I popoli europei hanno creduto sia a una menzogna (cioè: la nazione tende necessariamente a partorire il “nazionalismo” aggressivo) che all’altra (cioè: estirpando le patrie avremmo eradicato anche il pernicioso patriottismo). Oggi, ci svegliamo da un letargo quasi secolare e ci accorgiamo che in realtà non è cambiato granché. Diventando “europei”, siamo semplicemente transitati da tante nazioni piccole a una nazione più grande. Con l’enorme differenza che le prime lo erano davvero, la seconda è puramente artificiale e inventata.

Per il resto, questa grande “Nazione europea” non è molto diversa da quelle precedenti. Ha di nuovo un nemico esterno che minaccia la libertà ai propri confini e il bene mondiale. Riassumendo, abbiamo rinunciato ai diritti e poteri esclusivi di autogoverno della nostra comunità e del nostro territorio (per devolverli a una sedicente “comunità” molto più nutrita e a un territorio molto più esteso) con la promessa di incenerire alla buon’ora le pulsioni nazionaliste, “patriottiche”, identitarie. E ci ritroviamo ora nel bel mezzo della stessa tempesta emotiva e irrazionale di frasi ad effetto, di pistolotti retorici, di richiami alle armi dei nazionalismi prima maniera.
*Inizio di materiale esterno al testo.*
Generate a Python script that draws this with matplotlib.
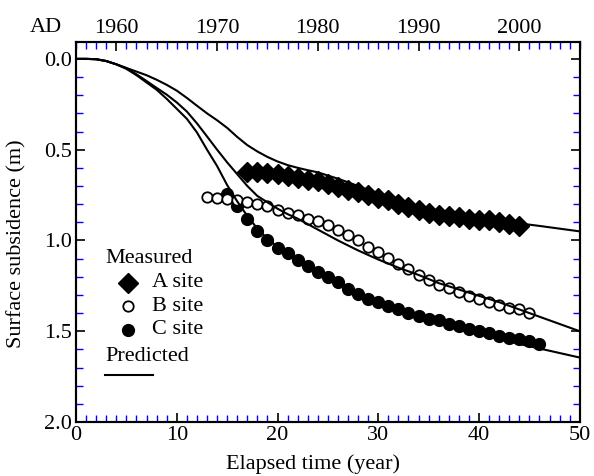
import matplotlib
matplotlib.use('Agg')
import matplotlib.pyplot as plt
import numpy as np
from matplotlib.ticker import MultipleLocator, FormatStrFormatter

plt.rcParams['font.family'] = ['Liberation Serif', 'DejaVu Serif']
plt.rcParams['font.size'] = 16

# Measured subsidence (m) vs elapsed time (year)
a_time = np.arange(17, 45)
a_subs = [0.625, 0.625, 0.63, 0.635, 0.645, 0.655, 0.665, 0.675, 0.69, 0.705,
          0.72, 0.735, 0.75, 0.765, 0.78, 0.80, 0.815, 0.835, 0.85, 0.86,
          0.865, 0.87, 0.88, 0.885, 0.89, 0.90, 0.91, 0.92]

b_time = np.arange(13, 46)
b_subs = [0.76, 0.765, 0.77, 0.78, 0.79, 0.80, 0.81, 0.83, 0.85, 0.86,
          0.88, 0.895, 0.915, 0.94, 0.97, 1.00, 1.035, 1.065, 1.095, 1.13,
          1.16, 1.19, 1.22, 1.245, 1.26, 1.285, 1.305, 1.32, 1.34, 1.355,
          1.37, 1.38, 1.40]

c_time = np.arange(15, 47)
c_subs = [0.745, 0.81, 0.88, 0.95, 0.995, 1.04, 1.07, 1.11, 1.14, 1.175,
          1.20, 1.23, 1.265, 1.295, 1.32, 1.34, 1.36, 1.38, 1.40, 1.415,
          1.43, 1.44, 1.46, 1.47, 1.49, 1.50, 1.51, 1.525, 1.535, 1.545,
          1.555, 1.57]

# Predicted curves
pa_time = [0, 1, 2, 3, 4, 5, 6, 7, 8, 9, 10, 11, 12, 13, 14, 15, 16, 17, 18,
           19, 20, 21, 22, 23, 24, 26, 28, 30, 32, 34, 36, 38, 40, 42, 44,
           46, 48, 50]
pa_subs = [0.0, 0.0, 0.002, 0.012, 0.03, 0.05, 0.07, 0.09, 0.115, 0.143,
           0.175, 0.215, 0.258, 0.30, 0.338, 0.38, 0.43, 0.475, 0.51, 0.54,
           0.565, 0.585, 0.60, 0.613, 0.625, 0.66, 0.70, 0.745, 0.785, 0.82,
           0.845, 0.865, 0.878, 0.892, 0.906, 0.92, 0.935, 0.95]

pb_time = [0, 1, 2, 3, 4, 5, 6, 7, 8, 9, 10, 11, 12, 13, 14, 15, 16, 17, 18,
           19, 20, 21, 22, 23, 24, 25, 26, 28, 30, 32, 34, 36, 38, 40, 42,
           44, 46, 48, 50]
pb_subs = [0.0, 0.0, 0.002, 0.012, 0.03, 0.052, 0.085, 0.122, 0.16, 0.197,
           0.24, 0.29, 0.355, 0.427, 0.50, 0.57, 0.635, 0.70, 0.755, 0.79,
           0.825, 0.855, 0.88, 0.91, 0.94, 0.97, 1.00, 1.055, 1.105, 1.15,
           1.19, 1.235, 1.27, 1.305, 1.34, 1.38, 1.42, 1.46, 1.50]

pc_time = [0, 1, 2, 3, 4, 5, 6, 7, 8, 9, 10, 11, 12, 13, 14, 15, 16, 17, 18,
           19, 20, 22, 24, 26, 28, 30, 32, 34, 36, 38, 40, 42, 44, 46, 48, 50]
pc_subs = [0.0, 0.0, 0.002, 0.012, 0.03, 0.055, 0.09, 0.13, 0.17, 0.22,
           0.275, 0.33, 0.405, 0.50, 0.59, 0.695, 0.785, 0.865, 0.935, 0.99,
           1.035, 1.11, 1.17, 1.225, 1.29, 1.34, 1.38, 1.41, 1.44, 1.475,
           1.51, 1.54, 1.57, 1.595, 1.62, 1.645]

start_year = 1956

fig = plt.figure(figsize=(5.94, 4.76), dpi=100)
ax = fig.add_axes([0.128, 0.1134, 0.848, 0.7984])

ax.plot(c_time, c_subs, 'o', color='black', ms=8.5, zorder=2)
ax.plot(b_time, b_subs, 'o', mfc='white', mec='black', mew=1.3, ms=7.5,
        zorder=3)
ax.plot(a_time, a_subs, 'D', color='black', ms=10, zorder=2)
for t, s in [(pa_time, pa_subs), (pb_time, pb_subs), (pc_time, pc_subs)]:
    ax.plot(t, s, color='black', lw=1.5, zorder=4)

ax.set_xlim(0, 50)
ax.set_ylim(2.0, -0.093)
ax.xaxis.set_major_locator(MultipleLocator(10))
ax.xaxis.set_minor_locator(MultipleLocator(1))
ax.yaxis.set_major_locator(MultipleLocator(0.5))
ax.yaxis.set_minor_locator(MultipleLocator(0.1))
ax.yaxis.set_major_formatter(FormatStrFormatter('%.1f'))
ax.tick_params(which='both', direction='in', top=False, right=True,
               labelsize=16)
ax.tick_params(which='major', length=6.5, width=1.2, color='black', pad=3)
ax.tick_params(which='minor', length=5, width=1.0, color='blue')
for sp in ax.spines.values():
    sp.set_linewidth(1.5)

ax.set_xlabel('Elapsed time (year)', fontsize=16)
ax.set_ylabel('Surface subsidence (m)', fontsize=16)
ax.xaxis.set_label_coords(0.471, -0.085)
ax.yaxis.set_label_coords(-0.098, 0.47)

top = ax.twiny()
top.set_xlim(start_year, start_year + 50)
top.xaxis.set_major_locator(MultipleLocator(10))
top.xaxis.set_minor_locator(MultipleLocator(1))
top.tick_params(which='both', direction='in', labelsize=16)
top.tick_params(which='major', length=6.5, width=1.2, color='black', pad=3)
top.tick_params(which='minor', length=5, width=1.0, color='blue')
for sp in top.spines.values():
    sp.set_linewidth(1.5)
ax.text(-0.06, 1.026, 'AD', transform=ax.transAxes, fontsize=16,
        ha='center', va='baseline')

# legend drawn by hand
tr = ax.transAxes
ax.text(0.058, 0.43, 'Measured', transform=tr, fontsize=16, va='center')
ax.plot([0.103], [0.366], 'D', color='black', ms=10, transform=tr)
ax.plot([0.103], [0.305], 'o', mfc='white', mec='black', mew=1.3, ms=7.5,
        transform=tr)
ax.plot([0.103], [0.243], 'o', color='black', ms=8.5, transform=tr)
for yy, lab in [(0.366, 'A site'), (0.305, 'B site'), (0.243, 'C site')]:
    ax.text(0.15, yy, lab, transform=tr, fontsize=16, va='center')
ax.text(0.058, 0.173, 'Predicted', transform=tr, fontsize=16, va='center')
ax.plot([0.058, 0.152], [0.123, 0.123], color='black', lw=1.5, transform=tr)

fig.savefig('out.png', dpi=100)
Certo, qualche dettaglio è diverso: non dobbiamo più regalare oro alla patria, ma condizionatori; le terre irredente non sono più Trento e Trieste, ma Donetsk e Lugansk, i mostri da temere e odiare non sono più la perfida Albione o le potenze demo-pluto-giudaico massoniche, ma i fetentissimi russi. Tuttavia, il retrogusto in bocca non cambia: si tratta sempre di enfasi “nazionalista”. Cioè della sempiterna arma di manipolazione di tutti i regimi, da che mondo è mondo: sostituire la verità dei fatti, la complessità degli interessi e l’intreccio delle responsabilità con un racconto “fantastico”, monolitico e indiscutibile. Dove noi siamo i buoni che difendono i “valori”, gli altri sono i cattivi che aggrediscono i buoni. Forse per questo solo un motto partorito cent’anni fa può sintetizzare ciò che oggi, più che mai, i nostri “comandanti” (e i loro “cantori”) vogliono da noi: non pensare, non riflettere, non dubitare. Solo credere, obbedire, combattere.